Puberty isn’t all heavy eyeliner, moodiness and tantrums. It’s also being vulnerable and wanting support from the people we look up to most – our parents
Ah, puberty. That time we’ve all experienced, when we weren’t sure why we hated everyone and everything for seemingly no reason. The time when people told you it’s ‘exciting’ but all you wanted to do was listen to My Chemical Romance and stare
at the blank sky in dramatic main-character fashion. And now, as parents, your children are doing the same thing (although it might look a little different).
What’s Going On?
Though we’ve been down the same road before, nobody’s experiences of puberty are the same, so it’s important to try and understand what might be going on. Not only are children transitioning physically, they’re also going through some strange, confusing emotional changes such as mood swings, changes in energy levels, wanting independence but also parental support, self-esteem and body image issues and wanting to explore their sexual identities.

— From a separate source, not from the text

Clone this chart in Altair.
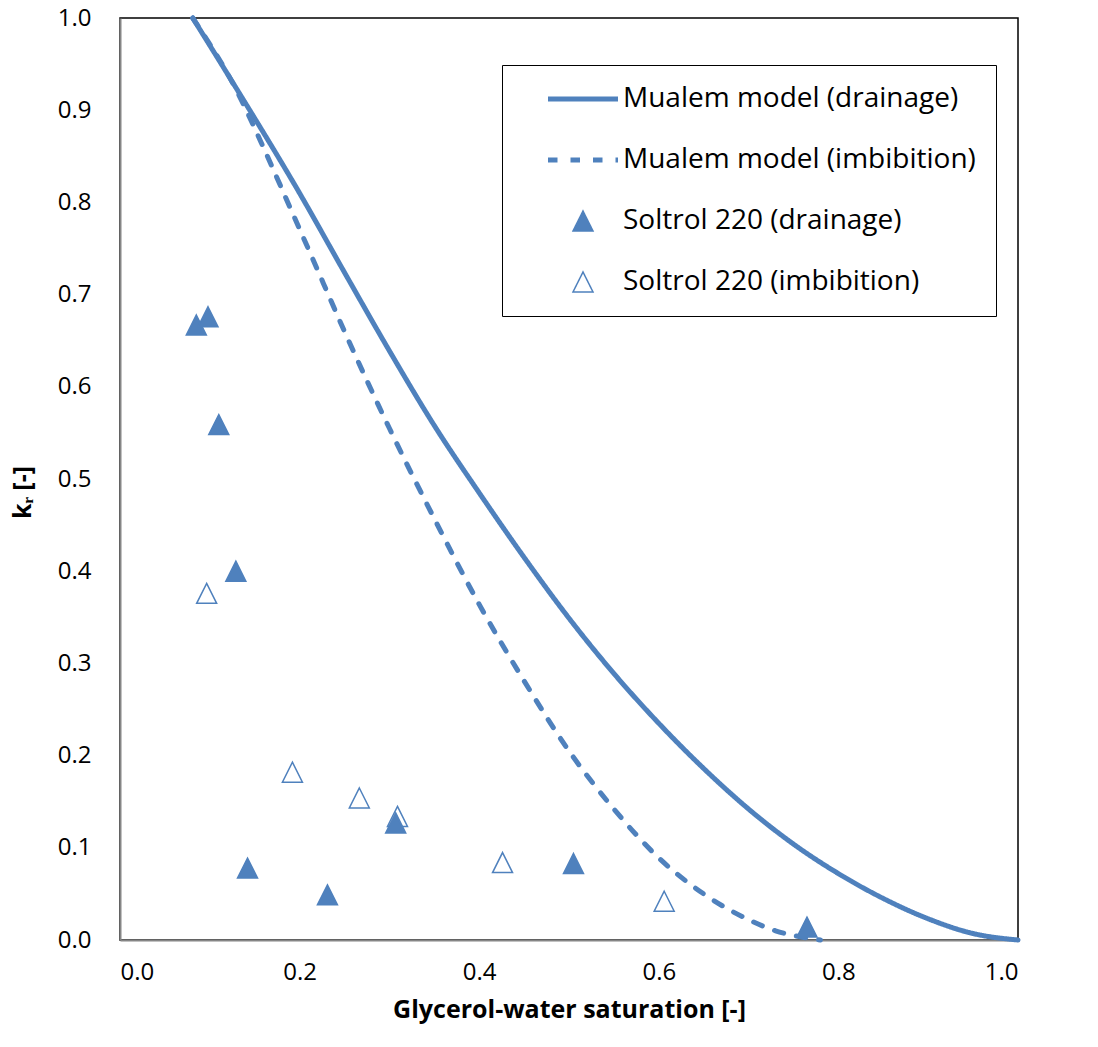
import altair as alt
import pandas as pd

BLUE = "#4F81BD"
FONT = "Open Sans"

series_names = [
    "Mualem model (drainage)",
    "Mualem model (imbibition)",
    "Soltrol 220 (drainage)",
    "Soltrol 220 (imbibition)",
]

# Mualem model curves
drain_curve_x = [0.081, 0.13, 0.20, 0.25, 0.30, 0.35, 0.40, 0.45, 0.50, 0.55,
                 0.60, 0.65, 0.70, 0.75, 0.80, 0.85, 0.90, 0.95, 1.00]
drain_curve_y = [1.000, 0.923, 0.810, 0.724, 0.639, 0.558, 0.485, 0.415, 0.349, 0.289,
                 0.235, 0.186, 0.142, 0.104, 0.072, 0.045, 0.023, 0.007, 0.000]

imb_curve_x = [0.081, 0.13, 0.16, 0.19, 0.21, 0.25, 0.30, 0.35, 0.40, 0.45,
               0.50, 0.55, 0.60, 0.65, 0.70, 0.73, 0.76, 0.78]
imb_curve_y = [1.000, 0.921, 0.859, 0.793, 0.749, 0.660, 0.555, 0.457, 0.364, 0.281,
               0.205, 0.142, 0.089, 0.050, 0.022, 0.010, 0.003, 0.000]

# Measured points
soltrol_drain_x = [0.085, 0.098, 0.110, 0.129, 0.142, 0.231, 0.307, 0.505, 0.765]
soltrol_drain_y = [0.667, 0.676, 0.559, 0.400, 0.078, 0.049, 0.127, 0.083, 0.014]
soltrol_imb_x = [0.0965, 0.192, 0.2665, 0.309, 0.426, 0.606]
soltrol_imb_y = [0.376, 0.182, 0.154, 0.134, 0.084, 0.042]

x_ticks = [0.0, 0.2, 0.4, 0.6, 0.8, 1.0]
y_ticks = [0.0, 0.1, 0.2, 0.3, 0.4, 0.5, 0.6, 0.7, 0.8, 0.9, 1.0]

lines_df = pd.concat([
    pd.DataFrame({"x": drain_curve_x, "y": drain_curve_y, "series": series_names[0],
                  "ord": range(len(drain_curve_x))}),
    pd.DataFrame({"x": imb_curve_x, "y": imb_curve_y, "series": series_names[1],
                  "ord": range(len(imb_curve_x))}),
], ignore_index=True)

pts_df = pd.concat([
    pd.DataFrame({"x": soltrol_imb_x, "y": soltrol_imb_y, "series": series_names[3]}),
    pd.DataFrame({"x": soltrol_drain_x, "y": soltrol_drain_y, "series": series_names[2]}),
], ignore_index=True)

LINE_SYM = "M-3.5,0H3.5"
TRI_SYM = "M0,-1L1,1L-1,1Z"

leg = alt.Legend(
    title=None, orient="none", legendX=382, legendY=47,
    padding=20, strokeColor="black", fillColor="white", cornerRadius=0,
    symbolSize=400, symbolOffset=47, labelOffset=26, labelLimit=600,
    labelFont=FONT, labelFontSize=28, labelColor="black",
    rowPadding=33,
)

x_enc = alt.X("x:Q", scale=alt.Scale(domain=[0, 1], nice=False, zero=False),
              axis=alt.Axis(values=x_ticks, format=".1f", title="Glycerol-water saturation [-]",
                            titleY=69, titleBaseline="middle", labelPadding=20))
y_enc = alt.Y("y:Q", scale=alt.Scale(domain=[0, 1], nice=False, zero=False),
              axis=alt.Axis(values=y_ticks, format=".1f", title="kᵣ [-]",
                            titleX=-98, titleY=474, titleAngle=270, titleBaseline="middle",
                            titleAlign="center", labelPadding=29))

dash_scale = alt.Scale(domain=series_names, range=[[1, 0], [9.5, 13], [1, 0], [1, 0]])
sw_scale = alt.Scale(type="ordinal", domain=series_names, range=[5, 5, 1.5, 1.5])
shape_scale = alt.Scale(domain=series_names, range=[LINE_SYM, LINE_SYM, TRI_SYM, TRI_SYM])
fill_scale = alt.Scale(domain=series_names, range=["transparent", "transparent", BLUE, "white"])
stroke_scale = alt.Scale(domain=series_names, range=[BLUE, BLUE, BLUE, BLUE])

lines = alt.Chart(lines_df).mark_line(strokeCap="round", interpolate="monotone").encode(
    x=x_enc, y=y_enc,
    stroke=alt.Stroke("series:N", scale=stroke_scale, legend=leg),
    strokeDash=alt.StrokeDash("series:N", scale=dash_scale, legend=leg),
    strokeWidth=alt.StrokeWidth("series:N", scale=sw_scale, legend=leg),
    order="ord:Q",
)

points = alt.Chart(pts_df).mark_point(opacity=1, size=400).encode(
    x=x_enc, y=y_enc,
    shape=alt.Shape("series:N", scale=shape_scale, legend=leg),
    fill=alt.Fill("series:N", scale=fill_scale, legend=leg),
    stroke=alt.Stroke("series:N", scale=stroke_scale, legend=leg),
    strokeWidth=alt.StrokeWidth("series:N", scale=sw_scale, legend=leg),
)

chart = alt.layer(lines, points).properties(
    width=898, height=922,
    padding={"left": 120, "top": 18, "right": 80, "bottom": 107},
    autosize=alt.AutoSizeParams(type="none"),
    background="white",
).configure_view(
    stroke="black", strokeWidth=1.5,
).configure_axis(
    grid=False, ticks=False, domainColor="#868686", domainWidth=2,
    labelFont=FONT, labelFontSize=24, labelColor="black",
    titleFont=FONT, titleFontSize=25, titleFontWeight="bold", titleColor="black",
)

chart.save("out.html", embed_options={"renderer": "svg", "actions": False})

If you’ve seen any coming-of-age film (think Lady Bird, Almost Famous or Boyhood) you’re familiar, and might even identify
with those feelings of wanting to become your own person – but still wanting to be recognised by others. Kids are going through so many physical changes that might be a bit embarrassing and, at times, unwanted –they’re also excited yet afraid of all the sudden changes happening. As parents, we want to help them feel comfortable in their own skin, and be reassuring, even though it may feel like being at war with a tiny version of yourself.
Extend an Olive Branch
You might get a little fed up with the raging hormones being targeted your way, but in this confusing time it’s important to reassure and listen to them in a non-judgemental way. Getting angry and blaming children for feeling anything other than happiness doesn’t help them feel accepted and normal. Puberty is the time when children’s mindsets are shaped for their adult selves… How you play a role in that shaping will have an effect in years to come.

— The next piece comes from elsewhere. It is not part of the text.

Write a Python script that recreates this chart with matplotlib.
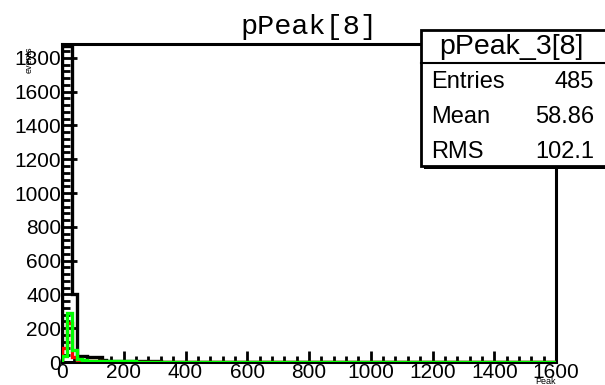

• Privacy: Let them be alone if they want to be, but also be ready and accepting for when they want to be in company or need some loving – chat to them about reasonable family time versus personal time limits. Allow them to explore their independence safely, knowing you’ll be there if they need a shoulder.
• Compassion and reassurance: Put yourself in their shoes – they’re most likely struggling with their identity. Praise them for their achievements, and stay interested in their lives. Be open, compassionate, understanding and reassuring that you have their back.
• Listen: It’s frustrating for you as a parent, but don’t get upset at them when they speak about feeling hatred towards themselves… It’s not their fault. Stay calm during outbursts, and let them open up to you and know that they can trust you’ll listen to them.
• Talk and explain: It’s helpful to get advice from other parents or from your partner about how to talk to your child about puberty. This will help you feel supported when discussing these topics with your own child. Explain how it all works, and find compromises where necessary.
• Normalise: Not everyone has the same experience of puberty; some go through different changes – some changes are more or less pronounced than others. They may feel embarrassed about certain things, which is common, and helping them understand that everyone develops at their own pace can help. Reinforce the idea that there’s nothing ‘wrong’ with them, and that you accept them for who they are and will support them.
No parent is perfect – we’re all just trying our best, and we can get confused too. But stay strong, trust in your skills as a parent, and don’t be afraid or embarrassed to reach out to others for support. Stay involved with your child to help build trust between the two of you – adolescence is temporary. Accept that your child is growing up, and that your family’s dynamic is
changing too. It’s all part of the circle of life!